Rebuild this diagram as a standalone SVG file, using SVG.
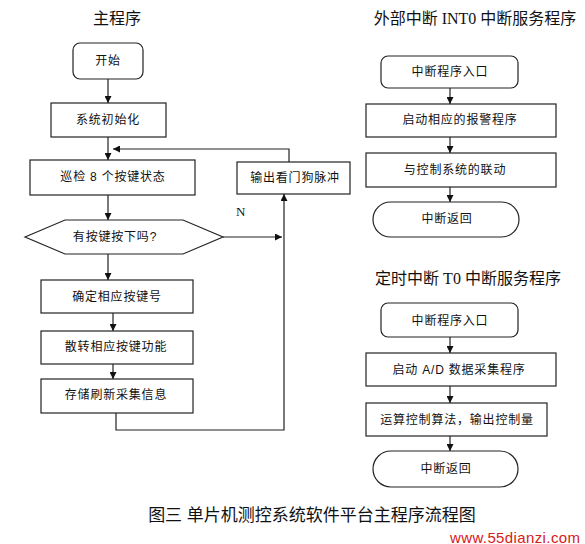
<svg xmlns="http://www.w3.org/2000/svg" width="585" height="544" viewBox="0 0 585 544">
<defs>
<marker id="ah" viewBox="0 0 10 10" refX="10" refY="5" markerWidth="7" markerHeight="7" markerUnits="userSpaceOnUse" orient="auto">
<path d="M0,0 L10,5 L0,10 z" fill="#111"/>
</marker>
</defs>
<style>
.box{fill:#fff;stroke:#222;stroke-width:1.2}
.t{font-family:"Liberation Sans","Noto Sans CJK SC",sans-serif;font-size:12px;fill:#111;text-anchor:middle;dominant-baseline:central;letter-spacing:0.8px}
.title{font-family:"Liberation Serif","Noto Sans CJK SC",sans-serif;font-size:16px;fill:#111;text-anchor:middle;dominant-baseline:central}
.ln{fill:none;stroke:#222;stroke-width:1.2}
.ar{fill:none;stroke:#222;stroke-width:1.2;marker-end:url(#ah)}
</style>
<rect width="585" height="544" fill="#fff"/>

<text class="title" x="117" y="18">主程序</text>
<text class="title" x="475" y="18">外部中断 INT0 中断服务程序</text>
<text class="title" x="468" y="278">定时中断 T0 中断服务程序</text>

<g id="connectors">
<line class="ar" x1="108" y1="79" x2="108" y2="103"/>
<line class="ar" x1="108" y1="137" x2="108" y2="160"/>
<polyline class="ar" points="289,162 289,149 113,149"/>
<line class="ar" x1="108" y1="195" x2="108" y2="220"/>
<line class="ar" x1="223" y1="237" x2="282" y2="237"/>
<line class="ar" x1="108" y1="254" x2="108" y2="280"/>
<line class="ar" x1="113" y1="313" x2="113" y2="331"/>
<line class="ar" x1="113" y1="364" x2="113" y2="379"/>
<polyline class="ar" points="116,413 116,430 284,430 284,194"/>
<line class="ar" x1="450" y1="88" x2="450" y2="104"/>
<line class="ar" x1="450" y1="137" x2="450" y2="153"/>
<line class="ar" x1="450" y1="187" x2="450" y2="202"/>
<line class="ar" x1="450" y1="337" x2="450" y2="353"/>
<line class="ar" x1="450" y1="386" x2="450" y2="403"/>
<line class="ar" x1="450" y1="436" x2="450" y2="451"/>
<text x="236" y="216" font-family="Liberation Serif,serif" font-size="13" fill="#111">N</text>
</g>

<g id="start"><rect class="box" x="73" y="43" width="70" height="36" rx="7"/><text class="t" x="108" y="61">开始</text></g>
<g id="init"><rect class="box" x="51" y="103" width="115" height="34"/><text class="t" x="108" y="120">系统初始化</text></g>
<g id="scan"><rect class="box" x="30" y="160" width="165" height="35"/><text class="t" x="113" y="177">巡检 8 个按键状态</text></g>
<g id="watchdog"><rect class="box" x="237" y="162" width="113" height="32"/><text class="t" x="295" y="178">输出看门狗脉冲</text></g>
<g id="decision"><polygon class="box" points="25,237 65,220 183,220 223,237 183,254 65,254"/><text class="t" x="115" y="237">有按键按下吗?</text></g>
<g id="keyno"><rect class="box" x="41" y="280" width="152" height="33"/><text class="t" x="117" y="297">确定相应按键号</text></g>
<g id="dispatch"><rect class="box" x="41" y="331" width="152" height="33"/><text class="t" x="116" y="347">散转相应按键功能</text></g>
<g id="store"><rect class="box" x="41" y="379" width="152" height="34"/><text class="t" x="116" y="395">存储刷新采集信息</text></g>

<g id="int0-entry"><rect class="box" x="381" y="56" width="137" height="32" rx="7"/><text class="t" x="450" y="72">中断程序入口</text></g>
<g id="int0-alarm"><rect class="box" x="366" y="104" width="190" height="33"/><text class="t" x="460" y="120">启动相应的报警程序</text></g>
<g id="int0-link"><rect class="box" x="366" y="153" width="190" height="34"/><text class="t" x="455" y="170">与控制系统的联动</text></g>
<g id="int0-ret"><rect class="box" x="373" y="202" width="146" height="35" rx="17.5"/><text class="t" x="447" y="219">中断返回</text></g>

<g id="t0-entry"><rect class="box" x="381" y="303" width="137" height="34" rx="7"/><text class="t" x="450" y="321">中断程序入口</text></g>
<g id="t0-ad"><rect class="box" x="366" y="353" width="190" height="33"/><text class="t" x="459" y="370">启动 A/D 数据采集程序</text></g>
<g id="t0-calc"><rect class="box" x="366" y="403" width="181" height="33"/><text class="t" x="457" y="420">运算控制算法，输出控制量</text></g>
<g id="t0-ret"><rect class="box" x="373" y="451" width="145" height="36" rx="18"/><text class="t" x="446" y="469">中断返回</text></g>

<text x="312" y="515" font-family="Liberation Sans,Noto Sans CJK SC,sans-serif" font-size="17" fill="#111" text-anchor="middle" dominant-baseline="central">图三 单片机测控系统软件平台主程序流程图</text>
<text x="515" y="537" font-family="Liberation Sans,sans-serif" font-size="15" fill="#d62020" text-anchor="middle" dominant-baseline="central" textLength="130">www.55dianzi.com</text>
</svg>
****************************************
▶ _Aim_
Please set down each line of the data above exactly as written, without the pictures.

▶ _Written answer_
Rebuild this diagram as a standalone SVG file, using SVG.
<svg xmlns="http://www.w3.org/2000/svg" width="585" height="544" viewBox="0 0 585 544">
<defs>
<marker id="ah" viewBox="0 0 10 10" refX="10" refY="5" markerWidth="7" markerHeight="7" markerUnits="userSpaceOnUse" orient="auto">
<path d="M0,0 L10,5 L0,10 z" fill="#111"/>
</marker>
</defs>
<style>
.box{fill:#fff;stroke:#222;stroke-width:1.2}
.t{font-family:"Liberation Sans","Noto Sans CJK SC",sans-serif;font-size:12px;fill:#111;text-anchor:middle;dominant-baseline:central;letter-spacing:0.8px}
.title{font-family:"Liberation Serif","Noto Sans CJK SC",sans-serif;font-size:16px;fill:#111;text-anchor:middle;dominant-baseline:central}
.ln{fill:none;stroke:#222;stroke-width:1.2}
.ar{fill:none;stroke:#222;stroke-width:1.2;marker-end:url(#ah)}
</style>
<rect width="585" height="544" fill="#fff"/>

<text class="title" x="117" y="18">主程序</text>
<text class="title" x="475" y="18">外部中断 INT0 中断服务程序</text>
<text class="title" x="468" y="278">定时中断 T0 中断服务程序</text>

<g id="connectors">
<line class="ar" x1="108" y1="79" x2="108" y2="103"/>
<line class="ar" x1="108" y1="137" x2="108" y2="160"/>
<polyline class="ar" points="289,162 289,149 113,149"/>
<line class="ar" x1="108" y1="195" x2="108" y2="220"/>
<line class="ar" x1="223" y1="237" x2="282" y2="237"/>
<line class="ar" x1="108" y1="254" x2="108" y2="280"/>
<line class="ar" x1="113" y1="313" x2="113" y2="331"/>
<line class="ar" x1="113" y1="364" x2="113" y2="379"/>
<polyline class="ar" points="116,413 116,430 284,430 284,194"/>
<line class="ar" x1="450" y1="88" x2="450" y2="104"/>
<line class="ar" x1="450" y1="137" x2="450" y2="153"/>
<line class="ar" x1="450" y1="187" x2="450" y2="202"/>
<line class="ar" x1="450" y1="337" x2="450" y2="353"/>
<line class="ar" x1="450" y1="386" x2="450" y2="403"/>
<line class="ar" x1="450" y1="436" x2="450" y2="451"/>
<text x="236" y="216" font-family="Liberation Serif,serif" font-size="13" fill="#111">N</text>
</g>

<g id="start"><rect class="box" x="73" y="43" width="70" height="36" rx="7"/><text class="t" x="108" y="61">开始</text></g>
<g id="init"><rect class="box" x="51" y="103" width="115" height="34"/><text class="t" x="108" y="120">系统初始化</text></g>
<g id="scan"><rect class="box" x="30" y="160" width="165" height="35"/><text class="t" x="113" y="177">巡检 8 个按键状态</text></g>
<g id="watchdog"><rect class="box" x="237" y="162" width="113" height="32"/><text class="t" x="295" y="178">输出看门狗脉冲</text></g>
<g id="decision"><polygon class="box" points="25,237 65,220 183,220 223,237 183,254 65,254"/><text class="t" x="115" y="237">有按键按下吗?</text></g>
<g id="keyno"><rect class="box" x="41" y="280" width="152" height="33"/><text class="t" x="117" y="297">确定相应按键号</text></g>
<g id="dispatch"><rect class="box" x="41" y="331" width="152" height="33"/><text class="t" x="116" y="347">散转相应按键功能</text></g>
<g id="store"><rect class="box" x="41" y="379" width="152" height="34"/><text class="t" x="116" y="395">存储刷新采集信息</text></g>

<g id="int0-entry"><rect class="box" x="381" y="56" width="137" height="32" rx="7"/><text class="t" x="450" y="72">中断程序入口</text></g>
<g id="int0-alarm"><rect class="box" x="366" y="104" width="190" height="33"/><text class="t" x="460" y="120">启动相应的报警程序</text></g>
<g id="int0-link"><rect class="box" x="366" y="153" width="190" height="34"/><text class="t" x="455" y="170">与控制系统的联动</text></g>
<g id="int0-ret"><rect class="box" x="373" y="202" width="146" height="35" rx="17.5"/><text class="t" x="447" y="219">中断返回</text></g>

<g id="t0-entry"><rect class="box" x="381" y="303" width="137" height="34" rx="7"/><text class="t" x="450" y="321">中断程序入口</text></g>
<g id="t0-ad"><rect class="box" x="366" y="353" width="190" height="33"/><text class="t" x="459" y="370">启动 A/D 数据采集程序</text></g>
<g id="t0-calc"><rect class="box" x="366" y="403" width="181" height="33"/><text class="t" x="457" y="420">运算控制算法，输出控制量</text></g>
<g id="t0-ret"><rect class="box" x="373" y="451" width="145" height="36" rx="18"/><text class="t" x="446" y="469">中断返回</text></g>

<text x="312" y="515" font-family="Liberation Sans,Noto Sans CJK SC,sans-serif" font-size="17" fill="#111" text-anchor="middle" dominant-baseline="central">图三 单片机测控系统软件平台主程序流程图</text>
<text x="515" y="537" font-family="Liberation Sans,sans-serif" font-size="15" fill="#d62020" text-anchor="middle" dominant-baseline="central" textLength="130">www.55dianzi.com</text>
</svg>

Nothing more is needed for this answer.